-- begin RAW DATA --

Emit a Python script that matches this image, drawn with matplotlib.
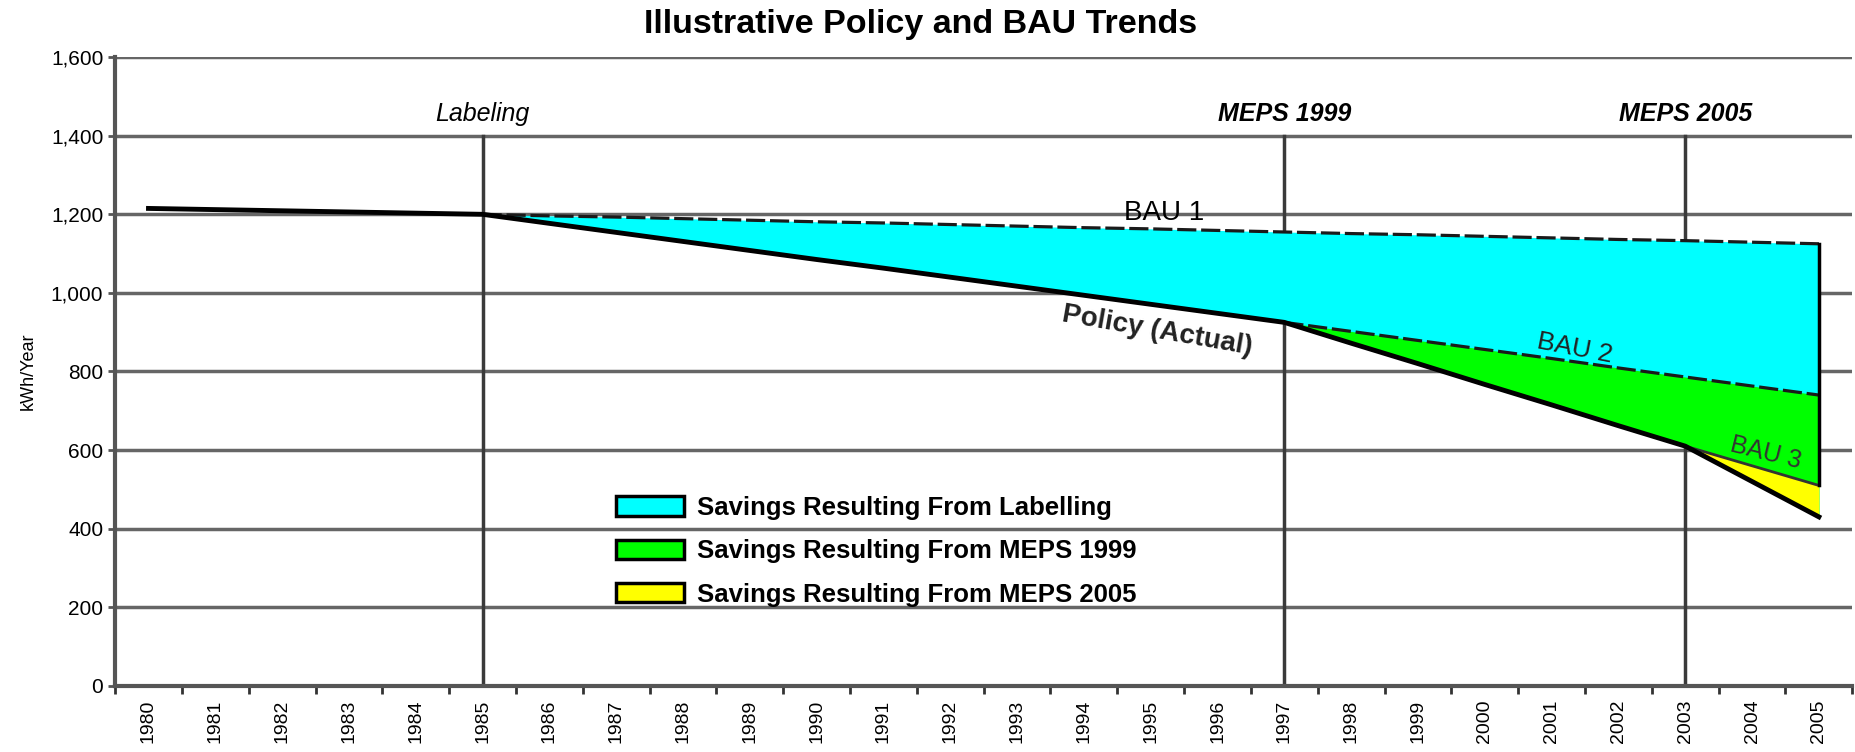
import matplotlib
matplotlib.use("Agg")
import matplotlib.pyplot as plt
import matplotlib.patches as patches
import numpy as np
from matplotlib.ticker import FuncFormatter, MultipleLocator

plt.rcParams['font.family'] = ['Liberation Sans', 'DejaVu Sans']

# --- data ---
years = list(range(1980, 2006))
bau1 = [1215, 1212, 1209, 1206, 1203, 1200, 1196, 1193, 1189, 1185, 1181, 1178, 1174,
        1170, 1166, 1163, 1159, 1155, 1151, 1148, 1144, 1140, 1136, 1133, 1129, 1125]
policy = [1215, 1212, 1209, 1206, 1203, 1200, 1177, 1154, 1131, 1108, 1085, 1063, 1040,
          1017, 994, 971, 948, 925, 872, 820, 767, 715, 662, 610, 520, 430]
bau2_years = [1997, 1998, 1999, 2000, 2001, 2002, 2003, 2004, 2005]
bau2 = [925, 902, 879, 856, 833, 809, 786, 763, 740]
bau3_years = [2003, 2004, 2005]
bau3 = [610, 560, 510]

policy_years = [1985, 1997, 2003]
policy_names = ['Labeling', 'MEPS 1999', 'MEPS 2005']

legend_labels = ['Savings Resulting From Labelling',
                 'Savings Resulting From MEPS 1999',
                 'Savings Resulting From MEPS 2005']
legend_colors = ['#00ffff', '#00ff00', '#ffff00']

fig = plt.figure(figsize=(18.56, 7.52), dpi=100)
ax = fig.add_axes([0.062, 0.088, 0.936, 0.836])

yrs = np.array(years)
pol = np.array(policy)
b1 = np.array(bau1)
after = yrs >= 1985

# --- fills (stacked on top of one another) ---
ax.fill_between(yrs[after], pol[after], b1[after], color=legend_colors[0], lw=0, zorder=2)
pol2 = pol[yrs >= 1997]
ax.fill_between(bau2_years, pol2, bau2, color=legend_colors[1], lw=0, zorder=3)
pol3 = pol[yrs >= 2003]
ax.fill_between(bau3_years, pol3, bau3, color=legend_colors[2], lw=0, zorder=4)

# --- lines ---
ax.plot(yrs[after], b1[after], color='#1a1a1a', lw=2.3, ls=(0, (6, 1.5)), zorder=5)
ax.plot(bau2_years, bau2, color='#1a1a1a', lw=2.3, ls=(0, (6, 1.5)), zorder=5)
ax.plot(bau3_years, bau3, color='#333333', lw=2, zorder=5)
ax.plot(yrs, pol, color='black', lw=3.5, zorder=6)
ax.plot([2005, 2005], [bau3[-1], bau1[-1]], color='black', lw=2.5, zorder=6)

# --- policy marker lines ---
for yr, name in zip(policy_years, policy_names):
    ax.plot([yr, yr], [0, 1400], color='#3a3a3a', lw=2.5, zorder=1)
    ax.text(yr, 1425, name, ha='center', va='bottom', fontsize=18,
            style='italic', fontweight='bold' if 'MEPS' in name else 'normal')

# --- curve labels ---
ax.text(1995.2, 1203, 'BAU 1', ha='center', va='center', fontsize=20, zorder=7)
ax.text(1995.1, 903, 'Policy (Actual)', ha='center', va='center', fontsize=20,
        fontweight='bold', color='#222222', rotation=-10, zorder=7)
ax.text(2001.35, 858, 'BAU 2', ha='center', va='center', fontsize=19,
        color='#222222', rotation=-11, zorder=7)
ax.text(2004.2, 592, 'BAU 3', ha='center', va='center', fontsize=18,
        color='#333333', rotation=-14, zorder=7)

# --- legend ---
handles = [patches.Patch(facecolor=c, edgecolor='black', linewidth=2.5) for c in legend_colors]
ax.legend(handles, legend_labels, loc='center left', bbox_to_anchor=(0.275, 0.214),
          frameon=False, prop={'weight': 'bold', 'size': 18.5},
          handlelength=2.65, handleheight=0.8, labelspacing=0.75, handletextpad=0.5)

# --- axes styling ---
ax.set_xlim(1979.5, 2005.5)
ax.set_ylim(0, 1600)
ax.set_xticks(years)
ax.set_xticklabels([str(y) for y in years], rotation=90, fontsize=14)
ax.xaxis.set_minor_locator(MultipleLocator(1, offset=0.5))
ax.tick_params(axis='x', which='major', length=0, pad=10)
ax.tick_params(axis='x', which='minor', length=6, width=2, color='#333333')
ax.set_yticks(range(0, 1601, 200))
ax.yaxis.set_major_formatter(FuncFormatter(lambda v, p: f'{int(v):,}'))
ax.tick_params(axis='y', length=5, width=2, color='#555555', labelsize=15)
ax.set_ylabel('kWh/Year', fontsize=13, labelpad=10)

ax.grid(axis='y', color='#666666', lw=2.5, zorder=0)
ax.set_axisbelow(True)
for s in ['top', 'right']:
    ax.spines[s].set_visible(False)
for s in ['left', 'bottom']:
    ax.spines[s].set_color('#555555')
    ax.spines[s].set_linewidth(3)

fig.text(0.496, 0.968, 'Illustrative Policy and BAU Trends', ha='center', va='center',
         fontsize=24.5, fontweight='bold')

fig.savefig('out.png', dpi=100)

-- end RAW DATA --

GIVEN REQUEST
Repeat only what lies between the start of the data and the end of the line containing "policy_names = ['Labeling', 'MEPS", exactly, with pictures left out.

COMPLETE RESPONSE
Emit a Python script that matches this image, drawn with matplotlib.
import matplotlib
matplotlib.use("Agg")
import matplotlib.pyplot as plt
import matplotlib.patches as patches
import numpy as np
from matplotlib.ticker import FuncFormatter, MultipleLocator

plt.rcParams['font.family'] = ['Liberation Sans', 'DejaVu Sans']

# --- data ---
years = list(range(1980, 2006))
bau1 = [1215, 1212, 1209, 1206, 1203, 1200, 1196, 1193, 1189, 1185, 1181, 1178, 1174,
        1170, 1166, 1163, 1159, 1155, 1151, 1148, 1144, 1140, 1136, 1133, 1129, 1125]
policy = [1215, 1212, 1209, 1206, 1203, 1200, 1177, 1154, 1131, 1108, 1085, 1063, 1040,
          1017, 994, 971, 948, 925, 872, 820, 767, 715, 662, 610, 520, 430]
bau2_years = [1997, 1998, 1999, 2000, 2001, 2002, 2003, 2004, 2005]
bau2 = [925, 902, 879, 856, 833, 809, 786, 763, 740]
bau3_years = [2003, 2004, 2005]
bau3 = [610, 560, 510]

policy_years = [1985, 1997, 2003]
policy_names = ['Labeling', 'MEPS 1999', 'MEPS 2005']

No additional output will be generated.